Tap a question to expand.

Can I do this without a partner?
Most drills, yes. The split-step, lateral shuffle, forward-backward, transition-zone walk, wide-ball recovery, defensive backpedal, lateral bounds, 6-second point simulation, solo wall drill, and combined plank-and-bound are all solo. The kitchen-line rope drill and the random reaction drill need a partner; you can substitute them with self-cued versions (where you randomly direct yourself) but the partner version is more match-realistic.
What if I only have one session a week?
The program still works at lower velocity; expect 9 to 10 weeks of calendar time instead of 6, and lower the intensity per session. Phase 1 should still take 2 weeks regardless because tendon and ankle adaptation is rate-limited. Cutting to one session is the floor; less than that and the patterns don't groove.
Should I do this AND the bodyweight strength program?
Yes, that's the intended pairing. Strength builds the muscles; footwork builds the patterns. Run them on alternating days when possible (footwork Mon/Wed/Fri; strength Tue/Thu/Sat).
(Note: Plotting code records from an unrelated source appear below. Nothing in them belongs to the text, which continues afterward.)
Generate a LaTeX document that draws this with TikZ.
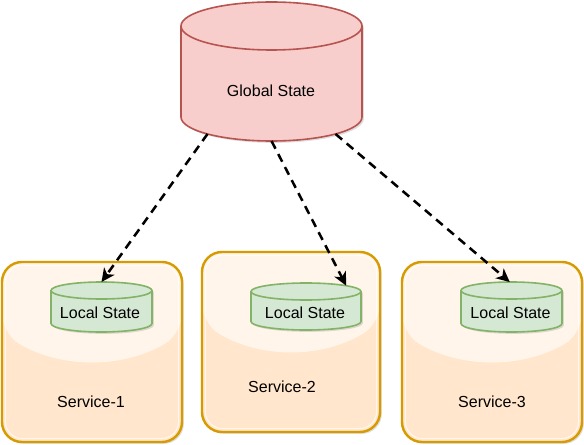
\documentclass[tikz,border=0pt]{standalone}
\usepackage{fontspec}
\setmainfont{Liberation Sans}
\usetikzlibrary{arrows.meta,calc,shadows}

\definecolor{gsfill}{HTML}{F8CECC}
\definecolor{gsline}{HTML}{B85450}
\definecolor{lsfill}{HTML}{D5E8D4}
\definecolor{lsline}{HTML}{82B366}
\definecolor{svcfill}{HTML}{FFE6CC}
\definecolor{svcline}{HTML}{D79B00}

\tikzset{
  softshadow/.style={drop shadow={opacity=0.25, shadow xshift=1.4pt, shadow yshift=-1.4pt}},
  svcbox/.style={draw=svcline, line width=1.8pt, fill=svcfill, rounded corners=15pt,
    minimum width=#1, minimum height=135pt, softshadow,
    path picture={
      % glass
      \fill[white, opacity=0.6] (path picture bounding box.north west) -- (path picture bounding box.north east)
        -- ([yshift=-54pt]path picture bounding box.north east)
        .. controls ([xshift=-45pt,yshift=-80pt]path picture bounding box.north east)
        and ([xshift=45pt,yshift=-80pt]path picture bounding box.north west)
        .. ([yshift=-54pt]path picture bounding box.north west) -- cycle;
      \draw[white, opacity=0.7, line width=0.8pt, rounded corners=13pt]
        ([shift={(2.5pt,-2.5pt)}]path picture bounding box.north west)
        rectangle ([shift={(-2.5pt,2.5pt)}]path picture bounding box.south east);
    }},
  flowline/.style={-{Stealth[length=10pt,width=9.5pt,inset=2.8pt]}, line width=1.9pt,
    dash pattern=on 6.5pt off 4.5pt}
}

% cylinder: name, cx, top, bottom, rx, ry, fill, line
\newcommand{\dbcyl}[8]{%
  \path[softshadow, fill=#7, draw=#8, line width=1.2pt] (#2-#5,#3+#6) -- (#2-#5,#4-#6)
    arc[start angle=180, end angle=0, x radius=#5, y radius=#6] -- (#2+#5,#3+#6)
    arc[start angle=0, end angle=-180, x radius=#5, y radius=#6] -- cycle;
  \draw[#8, line width=1.2pt] (#2-#5,#3+#6)
    arc[start angle=180, end angle=0, x radius=#5, y radius=#6];
  \coordinate (#1-cap) at (#2,#3+#6);
  \coordinate (#1-base) at (#2,#4-#6);
}

\begin{document}
\begin{tikzpicture}[x=0.75pt, y=-0.75pt, every node/.style={font=\fontsize{12pt}{14pt}\selectfont}]
  \useasboundingbox (0,0) rectangle (584,445);

  % services
  \node[svcbox=135pt] (s1) at (92,352) {};
  \node[svcbox=133.5pt] (s2) at (291,342) {};
  \node[svcbox=135pt] (s3) at (492,352) {};

  \node (s1-name) at (91,402) {Service-1};
  \node (s2-name) at (282,387) {Service-2};
  \node (s3-name) at (492,402) {Service-3};

  % local state
  \dbcyl{ls1}{101.5}{282}{332}{50.5}{8.5}{lsfill}{lsline}
  \dbcyl{ls2}{306}{283}{330}{55}{8.5}{lsfill}{lsline}
  \dbcyl{ls3}{511.5}{282}{332}{50.5}{8.5}{lsfill}{lsline}

  \node (ls1) at (100,313) {Local State};
  \node (ls2) at (305,313) {Local State};
  \node (ls3) at (510.5,313) {Local State};

  % global state
  \dbcyl{gs}{271.5}{2}{141}{90.5}{24}{gsfill}{gsline}
  \node (gs) at (271,91) {Global State};

  % connectors
  \coordinate (gs-out1) at ($(gs-base)+(135:90.5 and 24)$);
  \coordinate (gs-out2) at ($(gs-base)+(90:90.5 and 24)$);
  \coordinate (gs-out3) at ($(gs-base)+(45:90.5 and 24)$);
  \coordinate (ls1-in) at ($(ls1-cap)+(-90:50.5 and 8.5)$);
  \coordinate (ls2-in) at ($(ls2-cap)+(-43:55 and 8.5)$);
  \coordinate (ls3-in) at ($(ls3-cap)+(-92:50.5 and 8.5)$);

  \draw[flowline] (gs-out1) -- (ls1-in);
  \draw[flowline] (gs-out2) -- (ls2-in);
  \draw[flowline] (gs-out3) -- (ls3-in);
\end{tikzpicture}
\end{document}
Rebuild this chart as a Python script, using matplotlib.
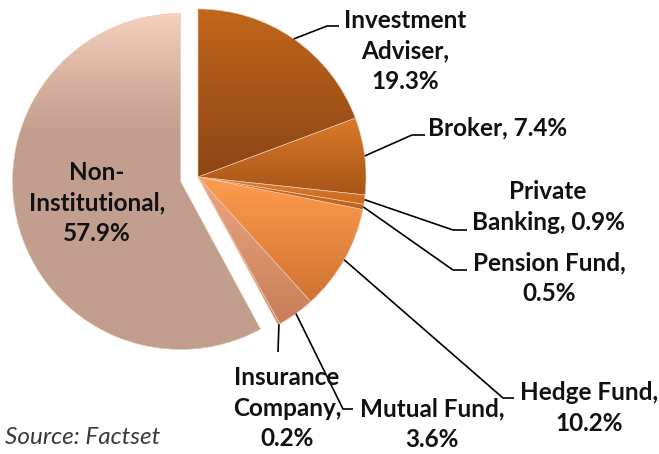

Doing both on the same day works but is a lot for adult tendons in the first 4 weeks.
Is footwork really more important than the third-shot drop?
For most rec players, yes. The data: a 3.5 player who improves their footwork by 10 percent gains coverage that produces roughly 2 to 4 more reachable balls per game. A 3.5 player who improves their drop by 10 percent (from 6 of 10 to 6.6 of 10 in the kitchen) gains roughly 0.5 to 1 better third-shot positions per game. Footwork compounds across more shots than the drop does. Both matter; footwork is just under-trained relative to its leverage.
Can older players do this?
Yes, with adjustments. Over 60: extend Phase 1 to 3 weeks instead of 2 (tendon adaptation is slower); reduce Phase 3 plyometric intensity (lower bounds, less amplitude); add an extra rest day if your weekly recovery feels off. The patterns and benefits are the same; the rate of adaptation just runs slower.